◆ STATED TASK
Set the lines down again exactly, first line through the line that contains "const monthCount = 133;", with no pictures.

◆ PROVIDED MATERIAL
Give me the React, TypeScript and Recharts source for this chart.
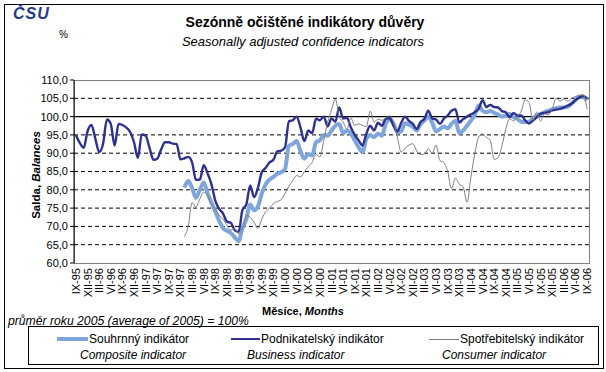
import React from 'react';
import { LineChart, Line, XAxis, YAxis, ReferenceLine } from 'recharts';

const FONT = '"Liberation Sans", Arial, sans-serif';

// months run from IX-95 to IX-06
const romanMonths = ['I', 'II', 'III', 'IV', 'V', 'VI', 'VII', 'VIII', 'IX', 'X', 'XI', 'XII'];
const firstYear = 1995;
const firstMonth = 8; // IX
const monthCount = 133;

// Podnikatelský indikátor (business), from IX-95
const business = [
  95.0, 92.8, 91.5, 96.0, 97.7, 94.0, 90.3, 92.5, 99.2, 98.0, 92.1, 98.0,
  97.7, 97.0, 95.8, 93.0, 88.7, 95.1, 94.8, 91.5, 88.2, 88.5, 91.0, 93.0,
  93.0, 92.6, 92.5, 88.3, 88.6, 89.0, 87.5, 82.7, 82.8, 86.7, 84.5, 81.5,
  77.0, 74.8, 73.5, 71.3, 71.0, 69.0, 68.5, 74.5, 76.0, 81.2, 78.0, 80.5,
  84.8, 86.0, 87.5, 88.2, 90.5, 90.7, 91.6, 98.7, 99.0, 100.0, 97.0, 93.3,
  96.2, 95.5, 99.4, 99.0, 100.0, 97.3, 99.5, 98.6, 102.5, 99.5, 99.7, 97.0,
  95.0, 93.5, 92.1, 95.3, 97.5, 96.2, 98.3, 97.5, 99.4, 99.6, 97.5, 95.9,
  98.3, 100.0, 98.8, 98.0, 96.6, 98.5, 99.4, 101.6, 99.5, 99.2, 98.0, 99.4,
  100.3, 101.6, 102.0, 98.4, 99.3, 100.0, 100.6, 101.2, 102.1, 104.5, 102.6, 103.2,
  102.6, 102.5, 101.5, 101.2, 99.8, 101.0, 100.3, 100.3, 99.0, 98.1, 98.9, 99.8,
  100.8, 101.0, 101.2, 101.7, 101.9, 102.1, 102.5, 103.0, 103.5, 104.5, 105.2, 105.6,
  105.0,
];

// Souhrnný indikátor (composite), from I-98
const compositeStart = 28;
const composite = [
  80.6, 82.4, 80.5, 77.8, 80.0, 82.0, 79.0, 76.5, 74.0, 71.5, 69.5, 68.8,
  68.2, 67.0, 66.0, 69.5, 72.0, 76.0, 74.4, 75.5, 79.0, 81.5, 82.8, 83.5,
  84.4, 84.8, 85.7, 92.0, 92.5, 93.3, 90.5, 88.5, 89.8, 89.4, 93.0, 93.5,
  95.0, 94.8, 96.2, 97.5, 98.0, 95.5, 96.2, 95.3, 93.5, 91.6, 90.3, 93.9,
  95.0, 94.4, 95.3, 94.8, 98.0, 99.2, 98.2, 95.7, 96.0, 98.2, 97.8, 97.2,
  96.2, 98.0, 98.9, 100.0, 98.3, 96.0, 96.6, 97.3, 96.8, 98.0, 98.9, 95.5,
  96.2, 97.5, 98.9, 100.5, 103.0, 101.6, 101.2, 101.5, 101.0, 100.6, 100.0, 100.3,
  100.7, 99.8, 99.4, 98.6, 98.5, 98.6, 99.5, 100.3, 100.7, 101.2, 101.6, 102.0,
  102.3, 102.5, 102.5, 102.7, 103.6, 104.5, 105.5, 105.3, 104.4,
];

// Spotřebitelský indikátor (consumer), from I-98
const consumerStart = 28;
const consumer = [
  67.2, 70.0, 76.5, 75.3, 77.5, 79.3, 78.5, 76.0, 74.8, 73.0, 72.0, 70.2,
  69.0, 69.4, 68.0, 69.4, 73.0, 72.5, 71.2, 69.4, 72.0, 74.0, 75.0, 76.2,
  76.8, 77.3, 79.0, 81.0, 82.5, 83.9, 83.5, 85.0, 86.3, 87.5, 89.6, 89.0,
  93.5, 98.5, 101.8, 104.8, 100.0, 98.5, 96.6, 99.6, 97.6, 98.0, 97.6, 97.2,
  101.5, 98.5, 99.3, 99.0, 99.6, 100.2, 98.5, 94.4, 90.3, 91.4, 92.2, 92.6,
  90.6, 89.6, 89.8, 91.2, 90.0, 92.2, 88.0, 87.5, 85.0, 80.3, 83.2, 81.5,
  80.8, 76.6, 83.5, 89.8, 94.4, 95.3, 94.3, 93.5, 88.3, 88.8, 92.0, 96.5,
  99.4, 98.8, 100.0, 101.5, 104.6, 103.9, 99.0, 101.2, 98.8, 100.8, 100.5, 102.1,
  105.0, 104.2, 104.8, 104.2, 105.0, 105.5, 105.8, 106.0, 102.1,
];

const yTicks = [60, 65, 70, 75, 80, 85, 90, 95, 100, 105, 110];
const dashedLevels = [65, 70, 75, 80, 85, 90, 95, 105];

const seriesNames = {
  composite: ['Souhrnný indikátor', 'Composite indicator'],
  business: ['Podnikatelský indikátor', 'Business indicator'],
  consumer: ['Spotřebitelský indikátor', 'Consumer indicator'],
};

const COLORS = {
  composite: '#7EA6DC',
  business: '#2E3192',
  consumer: '#808080',
};

const data = Array.from({ length: monthCount }, (_, i) => {
  const m = (firstMonth + i) % 12;
  const y = firstYear + Math.floor((firstMonth + i) / 12);
  return {
    month: `${romanMonths[m]}-${String(y % 100).padStart(2, '0')}`,
    business: business[i] ?? null,
    composite: i >= compositeStart ? composite[i - compositeStart] ?? null : null,
    consumer: i >= consumerStart ? consumer[i - consumerStart] ?? null : null,
  };
});

const XTick = (props: any) => {
  const { x, y, payload } = props;
  return (
    <text
      x={x}
      y={y}
      transform={`rotate(-90, ${x}, ${y})`}
      textAnchor="end"
      dominantBaseline="central"
      fontSize={11}
      fontFamily={FONT}
      fill="#000"
    >
      {payload.value}
    </text>
  );
};

const abs = (style: React.CSSProperties): React.CSSProperties => ({ position: 'absolute', ...style });

function LegendItem({ left, lineLeft, lineWidth, color, width, names, italicLeft }: any) {
  return (
    <>
      <div style={abs({ left: lineLeft, top: 339 - width / 2, width: lineWidth, height: width, background: color })} />
      <div style={abs({ left, top: 332, fontSize: 12, lineHeight: '14px', whiteSpace: 'nowrap' })}>{names[0]}</div>
      <div style={abs({ left: italicLeft, top: 348, fontSize: 12, lineHeight: '14px', fontStyle: 'italic', whiteSpace: 'nowrap' })}>{names[1]}</div>
    </>
  );
}

export default function App() {
  return (
    <div style={{ position: 'relative', width: 606, height: 372, background: '#fff', fontFamily: FONT, color: '#000' }}>
      <style>{'body{margin:0}'}</style>
      <div style={abs({ left: 4, top: 4, width: 600, height: 365, border: '1px solid #000', boxSizing: 'border-box' })} />
      <div style={abs({ left: 74, top: 80, width: 516, height: 184, border: '1px solid #808080', boxSizing: 'border-box' })} />

      <div style={abs({ left: 13, top: 5, fontSize: 16, fontWeight: 900, fontStyle: 'italic', color: '#1F3C8C', letterSpacing: 1 })}>ČSU</div>
      <div style={abs({ left: 59, top: 29, fontSize: 10 })}>%</div>
      <div style={abs({ left: 0, top: 14, width: 610, textAlign: 'center', fontSize: 14, fontWeight: 'bold' })}>
        Sezónně očištěné indikátory důvěry
      </div>
      <div style={abs({ left: 0, top: 34, width: 606, textAlign: 'center', fontSize: 13, fontStyle: 'italic' })}>
        Seasonally adjusted confidence indicators
      </div>

      <div style={abs({ left: 36, top: 175, transform: 'translate(-50%, -50%) rotate(-90deg)', fontSize: 11.5, fontWeight: 'bold', whiteSpace: 'nowrap' })}>
        Salda, <i>Balances</i>
      </div>

      <LineChart
        width={606}
        height={372}
        data={data}
        margin={{ top: 80, right: 17, bottom: 69, left: 30 }}
        style={{ position: 'absolute', left: 0, top: 0 }}
      >
        <XAxis
          dataKey="month"
          scale="band"
          interval={2}
          tick={<XTick />}
          tickLine={false}
          tickSize={0}
          tickMargin={5}
          axisLine={false}
          height={40}
        />
        <YAxis
          domain={[60, 110]}
          ticks={yTicks}
          width={44}
          tickFormatter={(v: number) => v.toFixed(1).replace('.', ',')}
          tick={{ fontSize: 11, fill: '#000', fontFamily: FONT }}
          tickLine={{ stroke: '#000' }}
          tickSize={4}
          tickMargin={2}
          axisLine={{ stroke: '#000' }}
          interval={0}
        />
        {dashedLevels.map((v) => (
          <ReferenceLine key={v} y={v} stroke="#000" strokeDasharray="4 3" />
        ))}
        <ReferenceLine y={100} stroke="#000" strokeWidth={1.3} />
        <Line type="monotone" dataKey="composite" stroke={COLORS.composite} strokeWidth={4} dot={false} isAnimationActive={false} />
        <Line type="monotone" dataKey="business" stroke={COLORS.business} strokeWidth={2.4} dot={false} isAnimationActive={false} />
        <Line type="monotone" dataKey="consumer" stroke={COLORS.consumer} strokeWidth={1} dot={false} isAnimationActive={false} />
      </LineChart>

      <div style={abs({ left: 0, top: 305, width: 606, textAlign: 'center', fontSize: 11, fontWeight: 'bold' })}>
        Měsíce, <i>Months</i>
      </div>
      <div style={abs({ left: 8, top: 314, fontSize: 12.2, fontStyle: 'italic', whiteSpace: 'nowrap' })}>
        průměr roku 2005 (average of 2005) = 100%
      </div>

      <div style={abs({ left: 28, top: 326, width: 571, height: 39, border: '1px solid #000', boxSizing: 'border-box' })} />
      <LegendItem left={89} lineLeft={57} lineWidth={31} color={COLORS.composite} width={4} names={seriesNames.composite} italicLeft={80} />
      <LegendItem left={261} lineLeft={231} lineWidth={29} color={COLORS.business} width={2} names={seriesNames.business} italicLeft={247} />
      <LegendItem left={460} lineLeft={429} lineWidth={30} color={COLORS.consumer} width={1} names={seriesNames.consumer} italicLeft={442} />
    </div>
  );
}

◆ RESULT FOR THIS TASK
Give me the React, TypeScript and Recharts source for this chart.
import React from 'react';
import { LineChart, Line, XAxis, YAxis, ReferenceLine } from 'recharts';

const FONT = '"Liberation Sans", Arial, sans-serif';

// months run from IX-95 to IX-06
const romanMonths = ['I', 'II', 'III', 'IV', 'V', 'VI', 'VII', 'VIII', 'IX', 'X', 'XI', 'XII'];
const firstYear = 1995;
const firstMonth = 8; // IX
const monthCount = 133;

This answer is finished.